Our work emphasizes the successional progression of the river’s biogeochemical template from one initially driven by exogenous influences to later stages driven by endogenous biotic processes, as seen temporally in other systems (Fisher et al. 1982; Valett et al. 2008). Along with studies addressing the time course of biogeochemical behavior in the UCFR for materials like organic carbon (Young 2022) and inorganic N (Valett et al. 2022), our findings suggest early influence of external sources, with materials supplied through tributary or groundwater inputs, followed by a transition to endogenous N retention and autochthonous N-fixation.

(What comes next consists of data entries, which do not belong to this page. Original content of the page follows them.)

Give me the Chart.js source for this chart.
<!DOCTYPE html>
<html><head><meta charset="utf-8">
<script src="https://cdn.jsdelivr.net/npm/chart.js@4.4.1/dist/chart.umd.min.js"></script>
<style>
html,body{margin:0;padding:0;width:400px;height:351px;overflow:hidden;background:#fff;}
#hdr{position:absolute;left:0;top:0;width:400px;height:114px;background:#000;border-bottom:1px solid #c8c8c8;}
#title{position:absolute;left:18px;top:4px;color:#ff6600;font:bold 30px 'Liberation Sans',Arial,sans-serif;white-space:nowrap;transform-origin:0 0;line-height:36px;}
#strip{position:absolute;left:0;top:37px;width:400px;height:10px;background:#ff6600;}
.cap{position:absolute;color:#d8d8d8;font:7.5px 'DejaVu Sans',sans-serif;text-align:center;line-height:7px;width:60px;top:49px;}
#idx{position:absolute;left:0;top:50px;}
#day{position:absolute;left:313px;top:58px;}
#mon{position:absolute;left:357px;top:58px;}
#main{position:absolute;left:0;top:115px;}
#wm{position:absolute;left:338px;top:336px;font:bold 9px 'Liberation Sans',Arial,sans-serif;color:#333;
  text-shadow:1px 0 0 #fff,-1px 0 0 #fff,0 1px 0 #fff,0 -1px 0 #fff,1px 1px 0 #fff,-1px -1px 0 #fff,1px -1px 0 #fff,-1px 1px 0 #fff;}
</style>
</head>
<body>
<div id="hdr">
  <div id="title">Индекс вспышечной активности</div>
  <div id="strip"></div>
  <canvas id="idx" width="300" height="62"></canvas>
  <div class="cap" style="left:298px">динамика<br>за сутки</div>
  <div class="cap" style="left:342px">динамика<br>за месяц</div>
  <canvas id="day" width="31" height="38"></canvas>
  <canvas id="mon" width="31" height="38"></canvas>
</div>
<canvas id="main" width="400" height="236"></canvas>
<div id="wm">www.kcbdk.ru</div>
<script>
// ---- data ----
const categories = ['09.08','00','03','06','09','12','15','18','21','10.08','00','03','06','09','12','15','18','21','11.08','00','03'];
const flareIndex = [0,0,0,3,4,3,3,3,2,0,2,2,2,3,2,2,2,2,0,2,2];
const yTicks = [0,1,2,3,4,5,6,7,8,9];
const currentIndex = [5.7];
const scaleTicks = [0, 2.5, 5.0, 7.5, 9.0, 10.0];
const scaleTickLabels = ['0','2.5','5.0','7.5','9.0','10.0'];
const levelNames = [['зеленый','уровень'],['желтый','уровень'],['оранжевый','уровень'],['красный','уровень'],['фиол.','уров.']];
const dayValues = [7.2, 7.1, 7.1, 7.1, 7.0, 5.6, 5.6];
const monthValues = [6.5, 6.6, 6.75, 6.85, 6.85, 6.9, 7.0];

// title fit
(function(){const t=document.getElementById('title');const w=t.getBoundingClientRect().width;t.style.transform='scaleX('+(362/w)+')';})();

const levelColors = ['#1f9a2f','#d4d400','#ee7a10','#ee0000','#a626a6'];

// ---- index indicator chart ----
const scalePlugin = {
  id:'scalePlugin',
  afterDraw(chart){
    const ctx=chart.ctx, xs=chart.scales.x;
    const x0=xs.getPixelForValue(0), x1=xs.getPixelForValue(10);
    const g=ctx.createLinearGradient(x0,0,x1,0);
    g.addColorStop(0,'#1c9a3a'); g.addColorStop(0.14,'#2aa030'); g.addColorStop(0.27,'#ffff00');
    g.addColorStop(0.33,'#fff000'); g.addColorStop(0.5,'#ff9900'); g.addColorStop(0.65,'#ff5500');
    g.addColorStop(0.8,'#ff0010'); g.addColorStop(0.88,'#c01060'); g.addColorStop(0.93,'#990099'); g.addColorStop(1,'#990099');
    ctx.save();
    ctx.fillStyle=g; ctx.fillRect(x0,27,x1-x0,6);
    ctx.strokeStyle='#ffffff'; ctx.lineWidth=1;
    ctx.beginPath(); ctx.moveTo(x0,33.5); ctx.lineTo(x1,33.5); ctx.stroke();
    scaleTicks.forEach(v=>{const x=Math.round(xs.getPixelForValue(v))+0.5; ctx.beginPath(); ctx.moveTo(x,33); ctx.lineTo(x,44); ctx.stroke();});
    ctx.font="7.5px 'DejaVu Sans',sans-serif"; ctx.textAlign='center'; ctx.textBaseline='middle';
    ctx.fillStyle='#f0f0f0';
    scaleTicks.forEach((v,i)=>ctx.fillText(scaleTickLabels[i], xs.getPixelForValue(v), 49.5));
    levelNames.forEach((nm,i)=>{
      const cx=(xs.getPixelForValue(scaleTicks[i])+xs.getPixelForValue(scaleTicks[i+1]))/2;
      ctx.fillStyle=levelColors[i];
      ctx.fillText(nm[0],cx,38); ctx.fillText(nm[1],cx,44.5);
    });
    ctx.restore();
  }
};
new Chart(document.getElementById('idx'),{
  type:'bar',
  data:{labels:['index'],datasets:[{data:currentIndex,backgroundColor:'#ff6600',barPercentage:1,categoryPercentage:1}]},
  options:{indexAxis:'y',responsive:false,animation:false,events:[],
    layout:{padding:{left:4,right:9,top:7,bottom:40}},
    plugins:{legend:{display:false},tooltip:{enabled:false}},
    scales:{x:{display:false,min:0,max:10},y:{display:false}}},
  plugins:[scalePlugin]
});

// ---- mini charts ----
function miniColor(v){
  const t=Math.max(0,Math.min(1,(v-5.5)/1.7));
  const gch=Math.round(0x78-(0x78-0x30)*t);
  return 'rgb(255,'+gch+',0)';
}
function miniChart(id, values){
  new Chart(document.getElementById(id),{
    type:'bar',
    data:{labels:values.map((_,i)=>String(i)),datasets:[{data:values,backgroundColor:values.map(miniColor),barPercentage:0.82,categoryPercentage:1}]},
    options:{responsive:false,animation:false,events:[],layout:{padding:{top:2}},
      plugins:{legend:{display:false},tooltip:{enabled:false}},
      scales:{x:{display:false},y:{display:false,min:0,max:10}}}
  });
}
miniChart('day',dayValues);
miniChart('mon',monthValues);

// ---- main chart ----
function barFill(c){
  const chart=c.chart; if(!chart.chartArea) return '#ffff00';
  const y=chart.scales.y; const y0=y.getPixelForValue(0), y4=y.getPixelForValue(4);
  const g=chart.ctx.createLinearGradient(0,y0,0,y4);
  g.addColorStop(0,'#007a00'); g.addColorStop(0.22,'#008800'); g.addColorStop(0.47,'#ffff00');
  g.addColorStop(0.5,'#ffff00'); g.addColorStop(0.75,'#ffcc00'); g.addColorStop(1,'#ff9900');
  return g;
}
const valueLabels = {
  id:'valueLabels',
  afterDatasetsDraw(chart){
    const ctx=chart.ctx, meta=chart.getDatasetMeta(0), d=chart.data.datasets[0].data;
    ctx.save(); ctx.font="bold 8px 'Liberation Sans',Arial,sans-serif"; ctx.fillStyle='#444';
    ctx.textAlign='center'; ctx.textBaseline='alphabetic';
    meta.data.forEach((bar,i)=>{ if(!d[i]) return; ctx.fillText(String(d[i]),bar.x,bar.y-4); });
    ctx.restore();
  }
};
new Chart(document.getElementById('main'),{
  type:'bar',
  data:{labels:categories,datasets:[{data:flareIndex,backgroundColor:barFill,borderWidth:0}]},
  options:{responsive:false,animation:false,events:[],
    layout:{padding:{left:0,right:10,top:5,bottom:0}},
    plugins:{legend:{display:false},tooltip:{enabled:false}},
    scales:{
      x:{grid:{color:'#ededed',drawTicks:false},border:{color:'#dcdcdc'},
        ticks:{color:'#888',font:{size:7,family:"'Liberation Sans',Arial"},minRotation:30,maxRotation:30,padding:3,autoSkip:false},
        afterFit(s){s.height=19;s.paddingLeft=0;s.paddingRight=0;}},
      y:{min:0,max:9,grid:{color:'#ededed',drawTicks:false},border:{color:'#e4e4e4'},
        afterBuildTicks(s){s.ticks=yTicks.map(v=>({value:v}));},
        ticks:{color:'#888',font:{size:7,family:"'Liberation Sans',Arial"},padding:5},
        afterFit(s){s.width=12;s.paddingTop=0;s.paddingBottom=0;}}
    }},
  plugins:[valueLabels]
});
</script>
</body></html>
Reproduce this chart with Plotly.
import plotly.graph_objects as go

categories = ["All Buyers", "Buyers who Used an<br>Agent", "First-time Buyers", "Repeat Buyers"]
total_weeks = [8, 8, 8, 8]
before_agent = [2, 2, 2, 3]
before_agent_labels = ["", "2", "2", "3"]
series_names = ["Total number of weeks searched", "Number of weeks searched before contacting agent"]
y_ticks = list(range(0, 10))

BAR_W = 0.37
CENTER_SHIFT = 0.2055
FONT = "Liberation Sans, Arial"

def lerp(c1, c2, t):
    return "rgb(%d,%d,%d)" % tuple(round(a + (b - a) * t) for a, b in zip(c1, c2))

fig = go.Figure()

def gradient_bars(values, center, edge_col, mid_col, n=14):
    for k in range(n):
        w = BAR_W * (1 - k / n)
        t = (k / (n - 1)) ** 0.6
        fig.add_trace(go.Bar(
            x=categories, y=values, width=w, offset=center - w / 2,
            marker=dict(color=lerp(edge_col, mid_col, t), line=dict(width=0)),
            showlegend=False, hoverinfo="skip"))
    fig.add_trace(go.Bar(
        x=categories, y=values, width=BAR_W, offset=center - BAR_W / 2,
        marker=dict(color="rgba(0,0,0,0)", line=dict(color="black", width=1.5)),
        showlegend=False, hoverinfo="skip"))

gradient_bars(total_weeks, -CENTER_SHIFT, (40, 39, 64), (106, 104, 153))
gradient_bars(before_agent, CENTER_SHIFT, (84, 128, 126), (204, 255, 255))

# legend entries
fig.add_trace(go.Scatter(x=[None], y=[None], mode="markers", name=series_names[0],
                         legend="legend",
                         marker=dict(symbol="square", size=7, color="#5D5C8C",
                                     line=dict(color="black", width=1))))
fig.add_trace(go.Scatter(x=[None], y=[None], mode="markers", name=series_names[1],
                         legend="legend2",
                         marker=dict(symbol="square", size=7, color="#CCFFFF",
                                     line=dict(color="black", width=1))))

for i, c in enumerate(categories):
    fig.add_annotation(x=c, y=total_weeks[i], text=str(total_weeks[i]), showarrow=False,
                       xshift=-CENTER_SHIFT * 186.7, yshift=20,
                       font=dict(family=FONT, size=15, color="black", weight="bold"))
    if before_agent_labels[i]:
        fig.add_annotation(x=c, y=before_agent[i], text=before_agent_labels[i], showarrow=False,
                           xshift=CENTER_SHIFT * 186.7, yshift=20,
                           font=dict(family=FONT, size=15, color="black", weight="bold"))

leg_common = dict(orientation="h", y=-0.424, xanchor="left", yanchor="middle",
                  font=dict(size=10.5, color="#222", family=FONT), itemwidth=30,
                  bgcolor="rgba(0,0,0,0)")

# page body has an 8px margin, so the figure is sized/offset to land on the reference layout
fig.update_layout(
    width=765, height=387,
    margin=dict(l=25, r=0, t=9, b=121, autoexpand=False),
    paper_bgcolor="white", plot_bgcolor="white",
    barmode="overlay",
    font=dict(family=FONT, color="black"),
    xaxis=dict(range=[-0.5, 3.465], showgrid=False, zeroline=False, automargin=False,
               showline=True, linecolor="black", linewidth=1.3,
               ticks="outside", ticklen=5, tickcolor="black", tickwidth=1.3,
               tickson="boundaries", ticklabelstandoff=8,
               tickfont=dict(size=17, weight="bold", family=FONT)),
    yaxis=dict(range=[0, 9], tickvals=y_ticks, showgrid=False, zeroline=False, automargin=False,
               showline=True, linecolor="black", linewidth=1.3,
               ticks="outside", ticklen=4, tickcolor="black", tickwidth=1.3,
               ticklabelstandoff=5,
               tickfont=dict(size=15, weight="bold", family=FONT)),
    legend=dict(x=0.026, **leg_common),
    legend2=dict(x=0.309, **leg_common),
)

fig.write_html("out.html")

Thus, progression includes enrichment through hydrologic connection followed by enhanced productivity and autochthony during recession, a model congruent with that proposed by Yarnell et al. (2010) to govern succession during snowmelt recession.

There has been a long history of work arguing for the importance of autotrophy in lotic systems (Minshall 1978; Busch and Fisher 1981; Thorp and Delong 1994; Uehlinger and Naegeli 1998a, b) and it has progressed toward a more general understanding of the role of autochthony in stream food webs (Finlay 2001; Thorp and Delong 2002), including consideration of limiting nutrients and the importance of autochthonous N-fixation (Marcarelli et al. 2008; Welter et al. 2015). In the UCFR, the proliferation of autochthonous N production during late phases of the growing season was related to warming temperatures during periods of low DIN concentrations. Welter et al. (2015) emphasized the temperature dependence of N-fixation as indicated by the apparent activation energies reported across a broad range of stream temperatures. Moreover, their work indicated enhanced temperature dependence of ecosystem metabolism (gross primary production and respiration) resulting from the stimulatory role of N-fixation. Thus, late successional autochthonous N production may sustain the considerable rates of autotrophic production characteristic of the UCFR (Prater 2021; Trentman et al. 2023). These results suggest that successional development of autochthony in rivers like the UCFR involves multiple elements, promotes interaction between the carbon and N cycles, and emphasizes the important role for resource supply when considering ecosystem responses to warming (Yvon-Durocher et al. 2012; Welter et al. 2015).